Thirdly, the capital thresholds entrench the kind of cliff edges that Universal Credit was designed to phase out. For example, a family entitled to £750 per month in benefits (based on income alone) would see their entitlement reduced to £576 if they had £16,000 in savings – but it would drop to zero if they saved a penny more.
The Resolution Foundation said the rules “risk disincentivising saving and weakening financial resilience among low-income families”. It found that nearly one in eight (12%) Universal Credit recipients who can afford to save refrain from doing so to retain their benefit entitlement.
How to improve the system
Researchers at the think tank suggested that money saved through Help to Save and Lifetime ISAs should be exempted from the capital rules. The report’s authors said this would empower low-to-middle-income families to build more meaningful financial resilience and to achieve long-term financial goals.

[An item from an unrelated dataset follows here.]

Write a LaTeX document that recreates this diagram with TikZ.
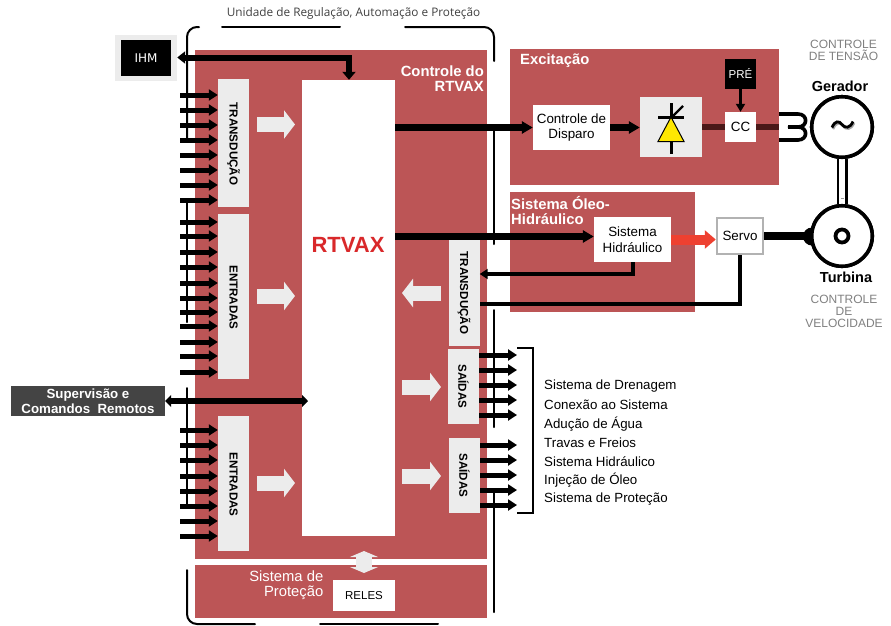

Resolution Foundation also called for the capital limits to be uprated from 2026-27 onwards and for “cliff edges” to be removed.
Molly Broome, senior economist at Resolution Foundation, said: “Benefits are means-tested on both income and capital. But the long-term neglect of the capital rules in Universal Credit means they are now undermining wider Government efforts to encourage low-income families to save.
“Important schemes such as Help to Save and Lifetime ISAs should be exempted from these capital rules, so that families doing the right thing by saving into them aren’t penalised for doing so.
“And with the Government currently reviewing Universal Credit, it should take the opportunity to index the capital thresholds to inflation, to prevent the system from penalising more families every year. Fortunately, this can be done at limited cost to the Exchequer.”
Mubin Haq, CEO at Abrdn Financial Fairness Trust, said: “Given limited Government resources, it is right that those claiming means-tested benefits who have significant savings use these first before claiming support from the state. However, the capital limits for savings have failed to keep pace with inflation for nearly 20 years and this is leading to over a million low-income families being locked out of Universal Credit support.
“This particularly affects couples, the self-employed and those retiring early. Small changes to the capital limits and what counts as savings could improve the living standards of many struggling to make ends meet.”